Returns statistics about heap usage. num_bytes_allocated is the sum of the sizes of all allocated blocks. virtual_memory_size, a larger number, is the total amount of system memory used to store those blocks, including bookkeeping overhead and unused space.

{table caption="Heap::Stats members"} uptr|num_bytes_allocated uptr|virtual_memory_size {/table}

static void validate()

Validates the heap's internal consistency. Useful for debugging. Will force an immediate crash if the heap is corrupted, which is usually caused by a memory overrun or dangling pointer. Inserting calls to validate can help track down the cause of the corruption.

VirtualMemory

The VirtualMemory class is a platform-independent wrapper for mapping virtual memory to physical memory.

In C++ applications, memory is represented as a 32-bit or 64-bit address space known as virtual memory, which is divided into fixed-sized pages. Most pages are initially unusable and will cause an access violation or segmentation fault if accessed. To make pages usable, they must be mapped to physical memory by the underlying operating system.

static VirtualMemory::Info get_page_info()

Returns information about the system's virtual memory page size and allocation alignment. VirtualMemory::Info has these members:

{table caption="VirtualMemory::Info members"} uptr|alloc_alignment uptr|page_size {/table}

static Stats get_usage_summary()

Returns statistics about the current process's virtual memory usage.
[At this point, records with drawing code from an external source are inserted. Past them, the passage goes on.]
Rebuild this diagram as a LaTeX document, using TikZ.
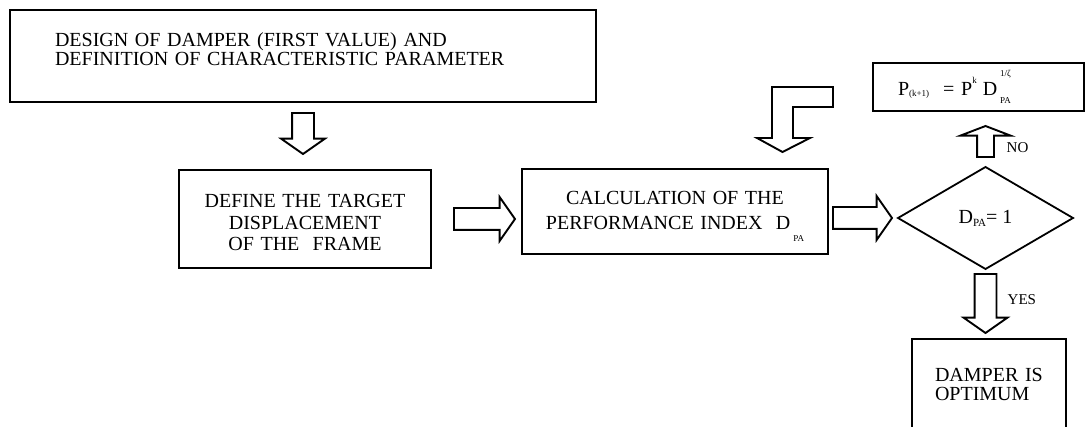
\documentclass[tikz,border=0pt]{standalone}
\usepackage{fontspec}
\setmainfont{Liberation Serif}
\usetikzlibrary{shapes.geometric, shapes.arrows, calc}

\newcommand{\boxfont}{\fontsize{20}{19}\selectfont}
\newcommand{\smallsub}[1]{{\fontsize{9}{9}\selectfont #1}}

\begin{document}
\begin{tikzpicture}[x=1pt, y=-1pt,
    flowbox/.style={draw, line width=1.8pt, outer sep=0pt, font=\boxfont},
    hollow/.style={single arrow, draw, line width=1.9pt, outer sep=0pt,
        inner xsep=0pt, inner ysep=10pt, single arrow head extend=11pt,
        single arrow tip angle=110, minimum height=#1},
    flowlabel/.style={font=\fontsize{15}{15}\selectfont, inner sep=0pt}]

    \useasboundingbox (0, 0) rectangle (1086, 427);
    \clip (0, 0) rectangle (1086, 427);

    \node [flowbox, line width=2.6pt, minimum width=586pt, minimum height=92pt,
        text width=496pt, inner xsep=45pt, align=left,
        text height=14pt, text depth=32pt] (design) at (303, 56)
        {DESIGN OF DAMPER (FIRST VALUE) AND\\DEFINITION OF CHARACTERISTIC PARAMETER};

    \node [flowbox, minimum width=252pt, minimum height=98pt,
        text width=220pt, inner xsep=16pt, align=center,
        text height=14pt, text depth=36pt] (target) at (305, 219)
        {DEFINE THE TARGET\\[2.5pt]DISPLACEMENT\\[2.5pt]OF THE\ \ FRAME};

    \node [flowbox, minimum width=306pt, minimum height=85pt,
        text width=280pt, inner xsep=13pt, align=center,
        text height=14pt, text depth=27pt] (perf) at (675, 211.5)
        {CALCULATION OF THE\\[6pt]PERFORMANCE INDEX\ \ D\kern3pt\raisebox{-12pt}{\smallsub{PA}}\hspace*{19pt}};

    \node [draw, diamond, line width=1.8pt, outer sep=0pt, inner sep=0pt, aspect=1.7,
        minimum width=175pt, minimum height=102pt, font=\boxfont] (check) at (985.5, 218)
        {D\raisebox{-3pt}{\fontsize{11}{11}\selectfont PA}= 1};

    \node [flowbox, minimum width=211pt, minimum height=48pt,
        text width=161pt, inner xsep=25pt, align=left] (update) at (978.5, 87)
        {P\raisebox{-1pt}{\smallsub{(k+1)}}\hspace{14pt}= P\raisebox{12pt}{\smallsub{k}}\hspace{6pt}D\kern3pt\rlap{\raisebox{-8pt}{\smallsub{PA}}}\raisebox{19pt}{\smallsub{1/ζ}}};

    \node [flowbox, minimum width=154pt, minimum height=101pt,
        text width=108pt, inner xsep=23pt, align=left,
        text height=14pt, text depth=31pt] (optimum) at (989, 389.5)
        {DAMPER IS\\OPTIMUM};

    \node [hollow=41pt, rotate=-90, anchor=tail] (down1) at ($(design.south) + (0, 11)$) {};
    \node [hollow=61pt, anchor=tail] (right1) at ($(target.east) + (23, 0)$) {};
    \node [hollow=59pt, anchor=tip] (right2) at ($(check.west) + (-6, 0)$) {};
    \node [hollow=59pt, rotate=-90, anchor=tail] (yesarrow) at ($(check.south) + (0, 5)$) {};
    \node [hollow=31pt, inner ysep=7.5pt, single arrow head extend=16.5pt,
        single arrow tip angle=138, rotate=90, anchor=tail] (noarrow) at ($(check.north) + (0, -10)$) {};

    \node [flowlabel, anchor=west] (yes) at ($(yesarrow.tail) + (22, 26)$) {YES};
    \node [flowlabel, anchor=west] (no) at ($(noarrow.tail) + (21, -9.5)$) {NO};

    \draw [line width=1.9pt] (833, 87) -- (833, 107) -- (793, 107) -- (793, 138)
        -- (810, 138) -- (782.5, 152) -- (757, 138) -- (772, 138) -- (772, 87) -- cycle;

\end{tikzpicture}
\end{document}
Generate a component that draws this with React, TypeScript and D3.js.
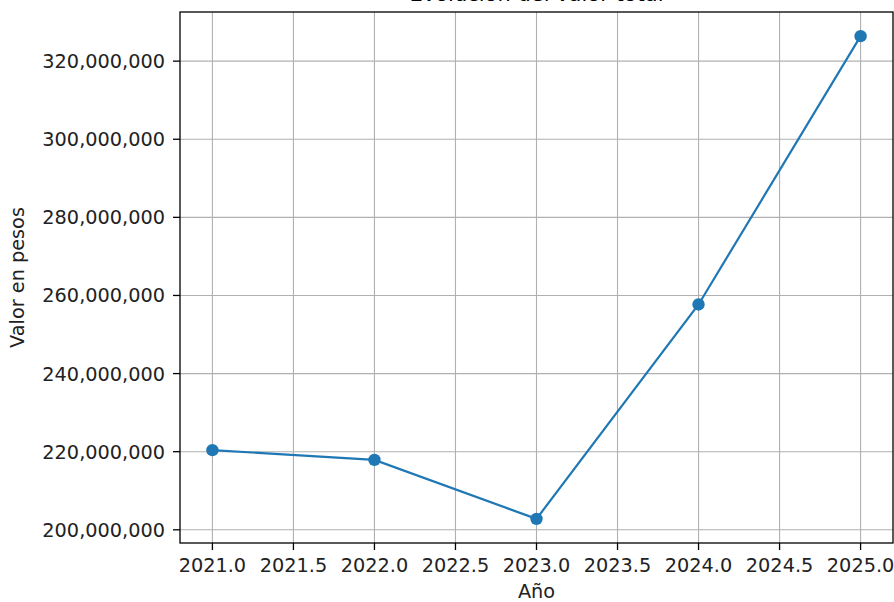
import React from "react";
import * as d3 from "d3";

const years = [2021, 2022, 2023, 2024, 2025];
const values = [220400000, 217900000, 202800000, 257700000, 326400000];
const xTicks = [2021.0, 2021.5, 2022.0, 2022.5, 2023.0, 2023.5, 2024.0, 2024.5, 2025.0];
const yTicks = [200000000, 220000000, 240000000, 260000000, 280000000, 300000000, 320000000];
const title = "Evolución del valor total";
const xLabel = "Año";
const yLabel = "Valor en pesos";

const W = 894, H = 602;
const M = { left: 180, right: 893, top: 12, bottom: 543 };

export default function App() {
  const xMin = d3.min(years)!, xMax = d3.max(years)!;
  const yMin = d3.min(values)!, yMax = d3.max(values)!;
  const xPad = (xMax - xMin) * 0.05, yPad = (yMax - yMin) * 0.05;
  const x = d3.scaleLinear().domain([xMin - xPad, xMax + xPad]).range([M.left, M.right]);
  const y = d3.scaleLinear().domain([yMin - yPad, yMax + yPad]).range([M.bottom, M.top]);
  const line = d3.line<number>().x((_, i) => x(years[i])).y((d) => y(d));
  const fmt = d3.format(",");
  const font = "DejaVu Sans";
  const fs = 19.3;
  return (
    <svg width={W} height={H} style={{ position: "absolute", left: 0, top: 0, background: "#fff" }} fontFamily={font}>
      <text x={(M.left + M.right) / 2} y={1} fontSize={21} textAnchor="middle" fill="#000">{title}</text>
      {xTicks.map((t) => (
        <line key={"gx" + t} x1={x(t)} x2={x(t)} y1={M.top} y2={M.bottom} stroke="#b0b0b0" strokeWidth={1.1} />
      ))}
      {yTicks.map((t) => (
        <line key={"gy" + t} x1={M.left} x2={M.right} y1={y(t)} y2={y(t)} stroke="#b0b0b0" strokeWidth={1.1} />
      ))}
      <path d={line(values) || ""} fill="none" stroke="#1f77b4" strokeWidth={2.2} />
      {values.map((v, i) => (
        <circle key={i} cx={x(years[i])} cy={y(v)} r={6.2} fill="#1f77b4" />
      ))}
      <rect x={M.left} y={M.top} width={M.right - M.left} height={M.bottom - M.top} fill="none" stroke="#000" strokeWidth={1.3} />
      {xTicks.map((t) => (
        <g key={"tx" + t}>
          <line x1={x(t)} x2={x(t)} y1={M.bottom} y2={M.bottom + 7} stroke="#000" strokeWidth={1.3} />
          <text x={x(t)} y={571.5} fontSize={fs} textAnchor="middle" fill="#222">{t.toFixed(1)}</text>
        </g>
      ))}
      {yTicks.map((t) => (
        <g key={"ty" + t}>
          <line x1={M.left - 7} x2={M.left} y1={y(t)} y2={y(t)} stroke="#000" strokeWidth={1.3} />
          <text x={M.left - 15} y={y(t)} dy="0.36em" fontSize={fs} textAnchor="end" fill="#222">{fmt(t)}</text>
        </g>
      ))}
      <text x={(M.left + M.right) / 2} y={598} fontSize={fs} textAnchor="middle" fill="#222">{xLabel}</text>
      <text transform={`translate(24, ${(M.top + M.bottom) / 2}) rotate(-90)`} fontSize={fs} textAnchor="middle" fill="#222">{yLabel}</text>
    </svg>
  );
}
static bool alloc_pages(void*& out_addr,  uptr num_bytes)

Allocates and commits virtual memory pages. The address is written to out_addr. Returns true on success.

static bool reserve_pages(void*& out_addr,  uptr num_bytes)

Reserves virtual address space without committing physical memory. Use commit_pages later to back it with physical memory.

static void commit_pages(void* addr,  uptr num_bytes)

Commits previously reserved pages, backing them with physical memory.

static void decommit_pages(void* addr,  uptr num_bytes)

Decommits pages, releasing the physical memory while keeping the address space reserved.

static void free_pages(void* addr,  uptr num_bytes)

Frees previously allocated or reserved pages, returning the address space to the system.